Extracted entries
════════

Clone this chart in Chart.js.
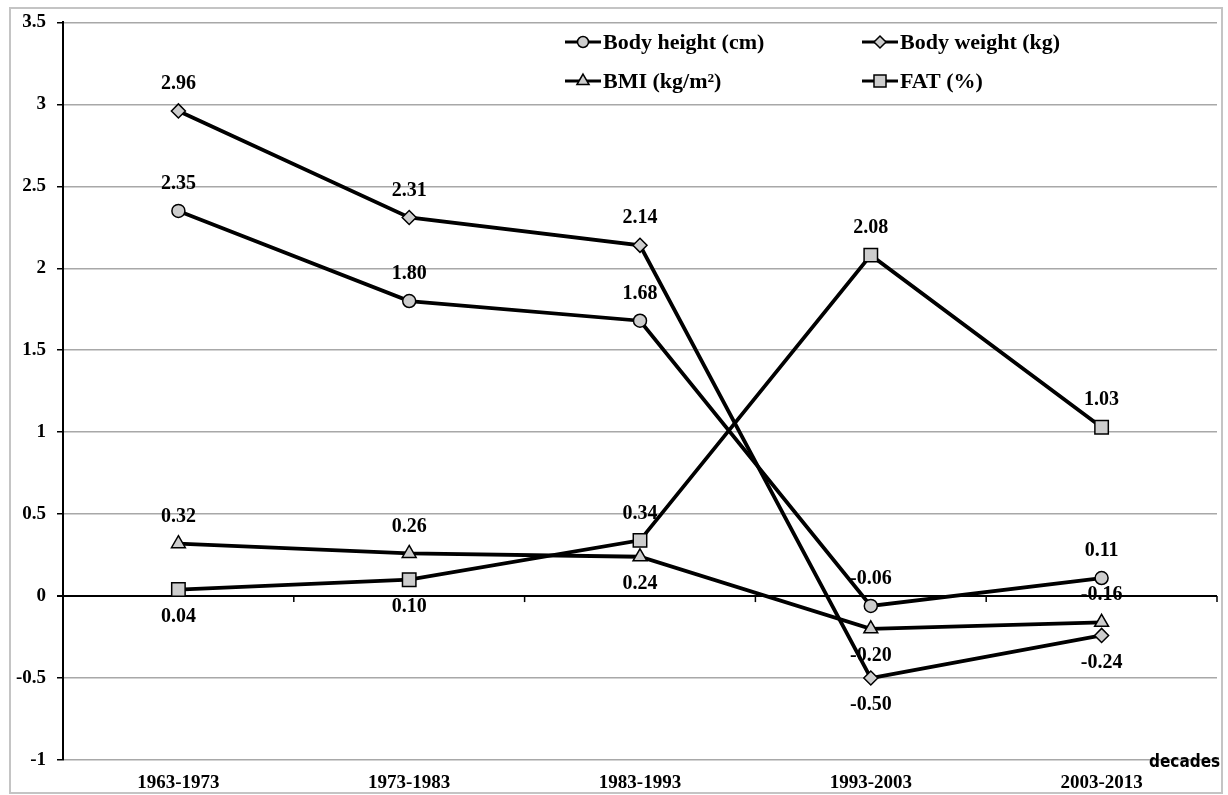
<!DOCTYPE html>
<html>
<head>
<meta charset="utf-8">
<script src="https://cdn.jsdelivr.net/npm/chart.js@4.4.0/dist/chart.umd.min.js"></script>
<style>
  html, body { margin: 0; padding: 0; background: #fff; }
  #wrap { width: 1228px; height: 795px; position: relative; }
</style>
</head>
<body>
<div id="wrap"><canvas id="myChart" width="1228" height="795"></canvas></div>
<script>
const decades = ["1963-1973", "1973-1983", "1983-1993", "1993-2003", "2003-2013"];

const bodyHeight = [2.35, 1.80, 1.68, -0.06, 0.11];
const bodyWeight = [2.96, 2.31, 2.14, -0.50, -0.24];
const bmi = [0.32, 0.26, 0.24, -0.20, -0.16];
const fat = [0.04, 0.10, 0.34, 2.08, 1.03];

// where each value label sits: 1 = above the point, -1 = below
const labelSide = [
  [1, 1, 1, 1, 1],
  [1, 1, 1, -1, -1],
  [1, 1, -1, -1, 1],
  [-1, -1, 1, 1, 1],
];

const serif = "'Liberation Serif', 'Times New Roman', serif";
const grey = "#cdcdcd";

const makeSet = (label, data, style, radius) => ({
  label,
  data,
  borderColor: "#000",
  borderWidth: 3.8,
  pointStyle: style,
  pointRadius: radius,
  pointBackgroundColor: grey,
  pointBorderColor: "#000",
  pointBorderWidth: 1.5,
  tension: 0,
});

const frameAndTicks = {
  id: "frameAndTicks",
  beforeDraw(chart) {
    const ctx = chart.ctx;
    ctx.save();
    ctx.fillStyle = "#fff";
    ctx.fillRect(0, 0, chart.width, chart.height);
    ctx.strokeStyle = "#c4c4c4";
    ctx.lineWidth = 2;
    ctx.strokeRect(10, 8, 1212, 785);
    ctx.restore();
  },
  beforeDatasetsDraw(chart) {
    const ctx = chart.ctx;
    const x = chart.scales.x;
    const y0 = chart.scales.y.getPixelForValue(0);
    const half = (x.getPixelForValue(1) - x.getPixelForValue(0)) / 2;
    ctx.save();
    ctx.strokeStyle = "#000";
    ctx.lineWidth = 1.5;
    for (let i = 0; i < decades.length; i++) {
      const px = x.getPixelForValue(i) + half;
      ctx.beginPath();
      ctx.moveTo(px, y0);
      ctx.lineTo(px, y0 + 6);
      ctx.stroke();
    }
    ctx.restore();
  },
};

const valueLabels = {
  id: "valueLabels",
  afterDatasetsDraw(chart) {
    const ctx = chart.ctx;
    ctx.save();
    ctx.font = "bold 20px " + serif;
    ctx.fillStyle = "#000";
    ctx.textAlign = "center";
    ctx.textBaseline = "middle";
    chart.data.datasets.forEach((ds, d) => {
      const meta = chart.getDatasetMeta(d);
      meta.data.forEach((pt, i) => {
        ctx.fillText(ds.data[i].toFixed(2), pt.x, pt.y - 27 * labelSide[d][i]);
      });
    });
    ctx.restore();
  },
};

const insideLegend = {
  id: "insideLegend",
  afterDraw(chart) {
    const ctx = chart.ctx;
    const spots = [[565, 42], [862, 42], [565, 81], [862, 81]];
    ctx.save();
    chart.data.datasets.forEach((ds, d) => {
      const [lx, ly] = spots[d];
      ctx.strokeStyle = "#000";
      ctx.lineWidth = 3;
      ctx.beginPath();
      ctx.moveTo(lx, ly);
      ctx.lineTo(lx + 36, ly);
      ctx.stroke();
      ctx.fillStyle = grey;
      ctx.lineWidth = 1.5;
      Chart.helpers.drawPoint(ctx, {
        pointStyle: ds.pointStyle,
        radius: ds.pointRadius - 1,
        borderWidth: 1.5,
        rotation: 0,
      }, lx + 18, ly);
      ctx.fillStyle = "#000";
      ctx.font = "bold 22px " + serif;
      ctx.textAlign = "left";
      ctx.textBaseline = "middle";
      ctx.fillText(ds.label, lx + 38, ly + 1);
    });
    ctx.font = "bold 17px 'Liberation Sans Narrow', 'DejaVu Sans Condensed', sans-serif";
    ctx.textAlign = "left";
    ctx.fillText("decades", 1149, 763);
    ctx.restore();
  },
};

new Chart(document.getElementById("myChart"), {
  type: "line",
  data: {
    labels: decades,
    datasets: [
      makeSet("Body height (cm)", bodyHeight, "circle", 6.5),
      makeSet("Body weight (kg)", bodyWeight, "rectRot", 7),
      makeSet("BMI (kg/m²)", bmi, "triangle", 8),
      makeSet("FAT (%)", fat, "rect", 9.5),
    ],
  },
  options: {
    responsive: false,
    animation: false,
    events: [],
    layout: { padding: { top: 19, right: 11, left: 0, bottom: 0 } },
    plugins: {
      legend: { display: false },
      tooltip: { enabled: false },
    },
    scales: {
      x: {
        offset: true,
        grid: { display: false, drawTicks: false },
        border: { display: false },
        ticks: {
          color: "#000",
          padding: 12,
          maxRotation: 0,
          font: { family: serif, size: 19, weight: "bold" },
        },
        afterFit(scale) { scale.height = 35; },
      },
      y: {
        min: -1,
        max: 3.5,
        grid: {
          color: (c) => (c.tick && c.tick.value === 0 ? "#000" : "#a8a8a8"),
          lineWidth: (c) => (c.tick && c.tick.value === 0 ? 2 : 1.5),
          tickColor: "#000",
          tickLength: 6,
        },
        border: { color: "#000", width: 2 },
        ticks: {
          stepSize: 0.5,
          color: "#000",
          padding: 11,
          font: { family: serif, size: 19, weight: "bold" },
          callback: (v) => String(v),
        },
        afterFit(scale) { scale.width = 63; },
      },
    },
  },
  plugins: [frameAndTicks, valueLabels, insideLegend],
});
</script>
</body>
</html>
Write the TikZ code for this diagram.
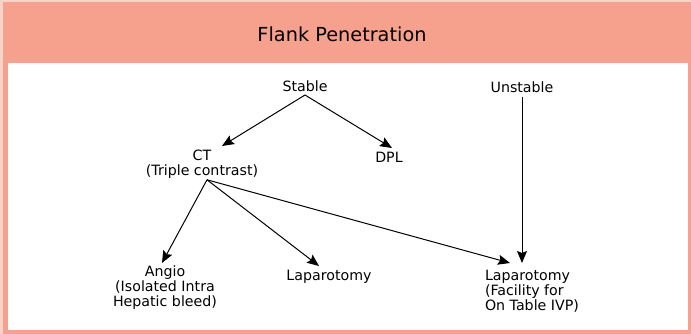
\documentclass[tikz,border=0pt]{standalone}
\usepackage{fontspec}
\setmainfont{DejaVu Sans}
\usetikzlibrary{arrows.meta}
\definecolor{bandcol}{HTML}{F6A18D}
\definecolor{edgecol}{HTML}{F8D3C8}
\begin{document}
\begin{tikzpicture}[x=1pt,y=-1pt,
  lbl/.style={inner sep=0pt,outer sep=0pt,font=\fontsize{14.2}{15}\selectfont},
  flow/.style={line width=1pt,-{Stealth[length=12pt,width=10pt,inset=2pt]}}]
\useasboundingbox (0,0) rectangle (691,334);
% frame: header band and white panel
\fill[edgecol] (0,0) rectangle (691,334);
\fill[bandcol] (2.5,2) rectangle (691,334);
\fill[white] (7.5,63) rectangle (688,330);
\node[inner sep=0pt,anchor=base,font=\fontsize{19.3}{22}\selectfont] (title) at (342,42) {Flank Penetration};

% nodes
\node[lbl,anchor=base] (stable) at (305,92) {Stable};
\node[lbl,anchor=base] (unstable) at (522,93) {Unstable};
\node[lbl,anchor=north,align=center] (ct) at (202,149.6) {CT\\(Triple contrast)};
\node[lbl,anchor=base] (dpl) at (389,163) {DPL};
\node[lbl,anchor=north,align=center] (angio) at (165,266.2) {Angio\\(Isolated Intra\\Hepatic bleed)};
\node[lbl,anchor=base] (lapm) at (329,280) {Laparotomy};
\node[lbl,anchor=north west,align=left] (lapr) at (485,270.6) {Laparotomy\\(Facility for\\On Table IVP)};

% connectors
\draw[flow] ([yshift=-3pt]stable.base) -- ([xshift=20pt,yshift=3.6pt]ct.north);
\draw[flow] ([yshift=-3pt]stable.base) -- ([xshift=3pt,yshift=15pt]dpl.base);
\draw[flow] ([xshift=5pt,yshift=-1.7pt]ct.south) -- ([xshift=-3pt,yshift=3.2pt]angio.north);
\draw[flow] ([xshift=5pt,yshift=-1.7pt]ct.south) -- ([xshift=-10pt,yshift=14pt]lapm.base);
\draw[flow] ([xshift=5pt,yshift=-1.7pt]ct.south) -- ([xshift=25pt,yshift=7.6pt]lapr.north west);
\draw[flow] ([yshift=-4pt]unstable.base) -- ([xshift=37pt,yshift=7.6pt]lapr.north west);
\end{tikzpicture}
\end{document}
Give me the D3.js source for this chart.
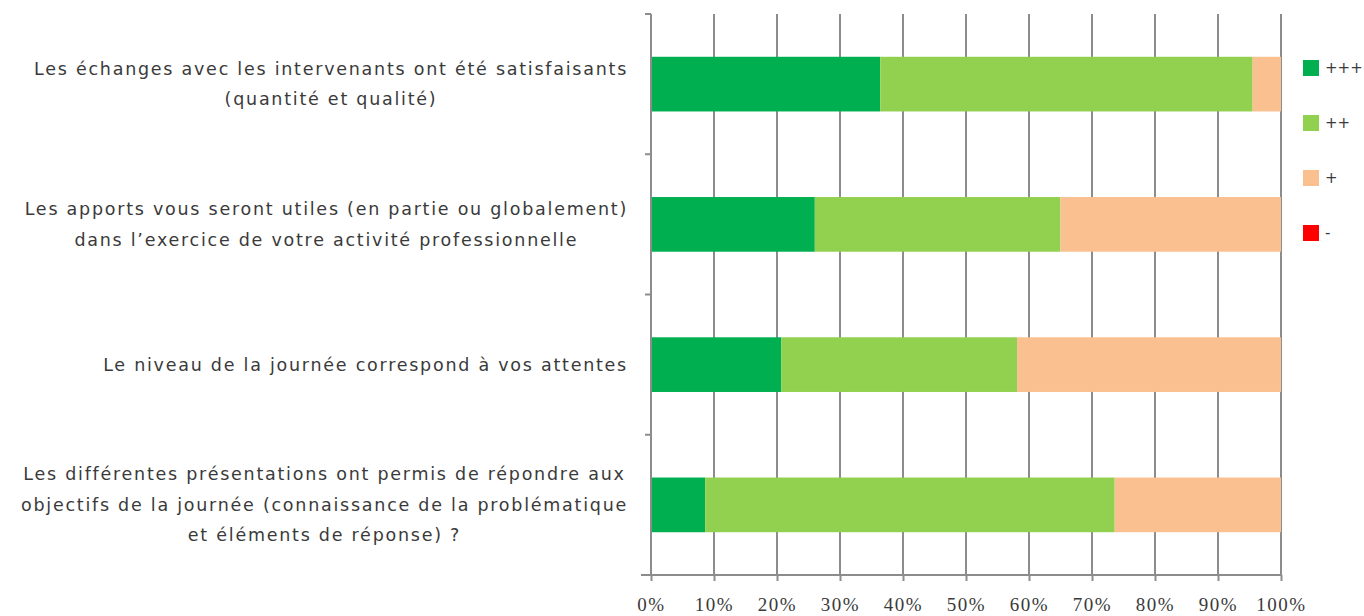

════════

Task details
Any pictures should be left out. Reproduce every line from the one holding "Write the TikZ code for this diagram." down to the one holding "(title) at (342,42)", both of those lines included.

Full response
Write the TikZ code for this diagram.
\documentclass[tikz,border=0pt]{standalone}
\usepackage{fontspec}
\setmainfont{DejaVu Sans}
\usetikzlibrary{arrows.meta}
\definecolor{bandcol}{HTML}{F6A18D}
\definecolor{edgecol}{HTML}{F8D3C8}
\begin{document}
\begin{tikzpicture}[x=1pt,y=-1pt,
  lbl/.style={inner sep=0pt,outer sep=0pt,font=\fontsize{14.2}{15}\selectfont},
  flow/.style={line width=1pt,-{Stealth[length=12pt,width=10pt,inset=2pt]}}]
\useasboundingbox (0,0) rectangle (691,334);
% frame: header band and white panel
\fill[edgecol] (0,0) rectangle (691,334);
\fill[bandcol] (2.5,2) rectangle (691,334);
\fill[white] (7.5,63) rectangle (688,330);
\node[inner sep=0pt,anchor=base,font=\fontsize{19.3}{22}\selectfont] (title) at (342,42) {Flank Penetration};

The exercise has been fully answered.